Moroccan court rejects hunger strike journalist appeal
The lawyer of Soulaimane Raissouni confirmed authorities in Morocco rejected an appeal by the journalist despite his 57-day hunger strike.
2 min read
03 June, 2021
The court rejected an appeal [Getty]

A Moroccan court rejected on Thursday an appeal to release a journalist awaiting trial who has been on hunger strike for 57 days against his detention, his lawyer said.

Soulaimane Raissouni, 48, chief editor of Moroccan independent daily Akhbar al-Youm, is accused of "indecent assault", charges he denies.

He began a hunger strike in April demanding to be provisionally released, having been held in detention for months.

"He is in a serious health condition, and cannot stand up straight for five minutes," his lawyer Mohamed Messaoudi said in court.

"He is incapable of concentrating or answering any question." 

Messaoudi said his client, who appeared Thursday for a hearing before the Casablanca appeals court, had lost around 30 kilos (66 pounds) since his arrest in May 2020.

But a judge dismissed concern over Raissouni's health, saying that a doctor had declared the journalist to be in a "general good state", and postponed the start of his trial to June 10.

On Tuesday, media watchdog Reporters Without Borders (RSF) urged Morocco's King Mohammed VI to "use his influence" to secure the release of Raissouni, as well as fellow jailed journalist Omar Radi.

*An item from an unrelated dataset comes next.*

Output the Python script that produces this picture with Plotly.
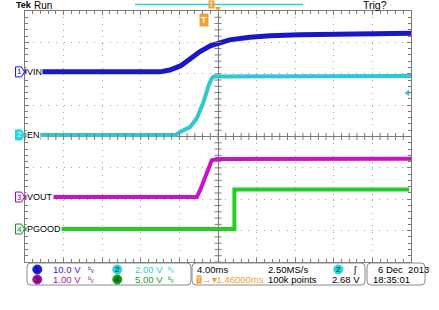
import numpy as np
import plotly.graph_objects as go

# ---------------- data (time in ms relative to screen centre, volts) -------------
t_vin = [-20, -6.0, -5.0, -3.9, -2.9, -1.9, -0.8, 0.0, 1.2, 3.3, 5.4, 8.5, 13.7, 20]
v_vin = [0, 0, 0.6, 1.9, 4.1, 6.4, 8.3, 9.2, 10.2, 11.0, 11.5, 11.8, 12.1, 12.3]

t_en = [-20, -4.4, -3.9, -2.9, -2.2, -1.5, -1.0, -0.65, -0.45, 20]
v_en = [0, 0, 0.2, 0.5, 1.05, 2.1, 3.1, 3.6, 3.72, 3.76]

t_vout = [-20, -2.2, -1.85, -1.35, -0.9, -0.65, -0.15, 20]
v_vout = [0, 0, 0.22, 0.65, 1.0, 1.17, 1.21, 1.22]

t_pgood = [-20, 1.7, 1.7, 19.8]
v_pgood = [0, 0, 6.3, 6.3]

ch_names = ["VIN", "EN", "VOUT", "PGOOD"]
ch_scale = [10.0, 2.0, 1.0, 5.0]          # V/div
ch_pos = [2.06, 0.05, -1.93, -2.95]       # ground position, divisions
ch_scale_txt = ["10.0 V", "2.00 V", "1.00 V", "5.00 V"]
ch_color = ["#1818c8", "#30c8d0", "#cc10cc", "#20d020"]
ch_text_color = ["#2a2ae0", "#30ccd4", "#a020a0", "#20a020"]
ch_badge = ["#1a1ae6", "#22d8dc", "#a010a0", "#119a11"]
ch_width = [5, 4, 4, 4]

time_div = 4.0          # ms/div
trig_pos = -1.46        # ms
trig_level = 2.68       # V on ch2
trig_src = 1            # index of channel 2

# ---------------- geometry helpers (pixels of the 439x310 page) -------------------
W, H = 439, 310
GX0, GX1, GY0, GY1 = 25, 411, 11, 262
FONT = "Liberation Sans, Arial, sans-serif"
FS = 9.5


def xp(px):
    return px / W


def yp(py):
    return 1 - py / H


def div_py(d):
    return (GY0 + GY1) / 2 - d * (GY1 - GY0) / 8


fig = go.Figure()

series = [(t_vin, v_vin), (t_en, v_en), (t_vout, v_vout), (t_pgood, v_pgood)]
for i in [3, 2, 1, 0]:
    t, v = series[i]
    y = [vv / ch_scale[i] + ch_pos[i] for vv in v]
    fig.add_trace(go.Scatter(x=t, y=y, mode="lines",
                             line=dict(color=ch_color[i], width=ch_width[i]),
                             hoverinfo="skip", showlegend=False))

# centre-line tick marks
xt = np.arange(-20, 20.01, time_div / 5)
yt = np.arange(-4, 4.01, 0.2)
fig.add_trace(go.Scatter(x=xt, y=[0] * len(xt), mode="markers",
                         marker=dict(symbol="line-ns", size=5,
                                     line=dict(color="#7a7a7a", width=1)),
                         hoverinfo="skip", showlegend=False))
fig.add_trace(go.Scatter(x=[0] * len(yt), y=yt, mode="markers",
                         marker=dict(symbol="line-ew", size=5,
                                     line=dict(color="#7a7a7a", width=1)),
                         hoverinfo="skip", showlegend=False))

# trigger level marker (right edge)
fig.add_trace(go.Scatter(x=[19.65], y=[trig_level / ch_scale[trig_src] + ch_pos[trig_src]],
                         mode="markers",
                         marker=dict(symbol="triangle-left", size=6,
                                     color=ch_color[trig_src]),
                         hoverinfo="skip", showlegend=False, cliponaxis=False))

fig.update_xaxes(range=[-20, 20], domain=[xp(GX0), xp(GX1)],
                 showticklabels=False, dtick=time_div, showgrid=True,
                 gridcolor="#a8a8a8", griddash="1px,5.3px", gridwidth=1,
                 zeroline=True, zerolinecolor="#7a7a7a", zerolinewidth=1,
                 showline=True, linecolor="#7a7a7a", linewidth=1, mirror="ticks",
                 ticks="inside", ticklen=4, tickcolor="#7a7a7a",
                 minor=dict(dtick=time_div / 5, ticks="inside", ticklen=3,
                            tickcolor="#7a7a7a", showgrid=False),
                 fixedrange=True)
fig.update_yaxes(range=[-4, 4], domain=[yp(GY1), yp(GY0)],
                 showticklabels=False, dtick=1, showgrid=True,
                 gridcolor="#a8a8a8", griddash="1px,6.7px", gridwidth=1,
                 zeroline=True, zerolinecolor="#7a7a7a", zerolinewidth=1,
                 showline=True, linecolor="#7a7a7a", linewidth=1, mirror="ticks",
                 ticks="inside", ticklen=4, tickcolor="#7a7a7a",
                 minor=dict(dtick=0.2, ticks="inside", ticklen=3,
                            tickcolor="#7a7a7a", showgrid=False),
                 fixedrange=True)

shapes = []
ann = []


def text(x, y, s, color="black", size=FS, anchor="left", bold=False, **kw):
    if bold:
        s = "<b>" + s + "</b>"
    d = dict(x=xp(x), y=yp(y), xref="paper", yref="paper", text=s,
             showarrow=False, xanchor=anchor, yanchor="middle",
             font=dict(family=FONT, size=size, color=color))
    d.update(kw)
    ann.append(d)


def rrect(x0, y0, x1, y1, r, color="#8a8a8a", fill=None):
    p = (f"M{xp(x0 + r)},{yp(y0)} L{xp(x1 - r)},{yp(y0)} "
         f"Q{xp(x1)},{yp(y0)} {xp(x1)},{yp(y0 + r)} L{xp(x1)},{yp(y1 - r)} "
         f"Q{xp(x1)},{yp(y1)} {xp(x1 - r)},{yp(y1)} L{xp(x0 + r)},{yp(y1)} "
         f"Q{xp(x0)},{yp(y1)} {xp(x0)},{yp(y1 - r)} L{xp(x0)},{yp(y0 + r)} "
         f"Q{xp(x0)},{yp(y0)} {xp(x0 + r)},{yp(y0)} Z")
    shapes.append(dict(type="path", path=p, xref="paper", yref="paper",
                       line=dict(color=color, width=1),
                       fillcolor=fill if fill else "rgba(0,0,0,0)"))


def circle(cx, cy, r, color):
    shapes.append(dict(type="circle", xref="paper", yref="paper",
                       x0=xp(cx - r), x1=xp(cx + r), y0=yp(cy + r), y1=yp(cy - r),
                       fillcolor=color, line=dict(color=color, width=1)))


# channel ground markers and labels
for i in range(4):
    cy = div_py(ch_pos[i])
    filled = (i == trig_src)
    p = (f"M{xp(15.5)},{yp(cy - 5)} L{xp(21.5)},{yp(cy - 5)} L{xp(24.5)},{yp(cy)} "
         f"L{xp(21.5)},{yp(cy + 5)} L{xp(15.5)},{yp(cy + 5)} Z")
    shapes.append(dict(type="path", path=p, xref="paper", yref="paper",
                       line=dict(color=ch_badge[i], width=1),
                       fillcolor=ch_badge[i] if filled else "#f4f4ff"))
    text(19, cy, str(i + 1), color="white" if filled else ch_badge[i], size=8,
         anchor="center")
    text(26, cy, ch_names[i], color="black", size=9, bgcolor="white", borderpad=0)

# top bar
text(13.5, 5.5, "Tek", size=9, bold=True)
text(32, 5.5, "Run", size=10)
text(361, 5.5, "Trig?", size=10.5)
shapes.append(dict(type="line", xref="paper", yref="paper", x0=xp(135), x1=xp(303),
                   y0=yp(4.5), y1=yp(4.5), line=dict(color="#30d0d8", width=1.5)))
text(211.5, 5, "T", color="white", size=7, anchor="center", bgcolor="#f0a030",
     borderpad=0)
shapes.append(dict(type="path", xref="paper", yref="paper",
                   path=f"M{xp(215)},{yp(7)} L{xp(221)},{yp(7)} L{xp(218)},{yp(11.5)} Z",
                   fillcolor="#f0a030", line=dict(color="#f0a030", width=0)))
# trigger position marker
ann.append(dict(x=trig_pos, y=yp(20), xref="x", yref="paper", text="<b>T</b>",
                showarrow=False, xanchor="center", yanchor="middle",
                font=dict(family=FONT, size=9, color="white"),
                bgcolor="#f0a030", borderpad=1))

# bottom info panel
rrect(27, 263, 191, 285, 4)
rrect(192, 263, 365, 285, 4)
rrect(367, 263, 425, 285, 4)
R1, R2 = 269.5, 279.5
cols = [(37.3, R1), (117.3, R1), (37.3, R2), (117.3, R2)]
for k, i in enumerate([0, 1, 2, 3]):
    cx, cy = cols[k]
    circle(cx, cy, 4.5, ch_badge[i])
    text(cx, cy, str(i + 1), color="#101030", size=8, anchor="center")
    tx = 50.5 if cx < 100 else 132.5
    text(tx, cy, ch_scale_txt[i], color=ch_text_color[i], size=FS)
    text(cx + 54, cy, "ᵇᵥ", color=ch_text_color[i], size=8, anchor="center")

text(194.5, R1, "4.00ms", size=FS)
text(195.5, R2, "T", color="white", size=6.5, bgcolor="#f0a030", borderpad=0)
text(200, R2, "→▾1.46000ms", color="#f0a030", size=FS)
text(265.5, R1, "2.50MS/s", size=FS)
text(266, R2, "100k points", size=FS)
circle(338.3, R1, 4.5, ch_badge[trig_src])
text(338.3, R1, "2", color="#101030", size=8, anchor="center")
text(355, R1, "ʃ", size=FS, anchor="center")
text(362, R2, "2.68 V", size=FS, anchor="right")
text(376, R1, "6 Dec  2013", size=FS)
text(371, R2, "18:35:01", size=FS)

fig.update_layout(width=W, height=H, margin=dict(l=0, r=0, t=0, b=0),
                  paper_bgcolor="white", plot_bgcolor="white",
                  shapes=shapes, annotations=ann, showlegend=False)

fig.write_html("out.html")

Radi also began a hunger strike in April, but he suspended it three weeks later, due to what his father said at the time was a "significant deterioration" of his health.

Known for his human rights work, Radi was placed in pre-trial detention last July, charged with receiving foreign funds for the purpose of harming "state security", the justice ministry had said.

He is also accused separately of rape, and denies all the charges against him.

Supporters say both cases are part of a defamation campaign targeting journalists and rights activists critical of Moroccan authorities.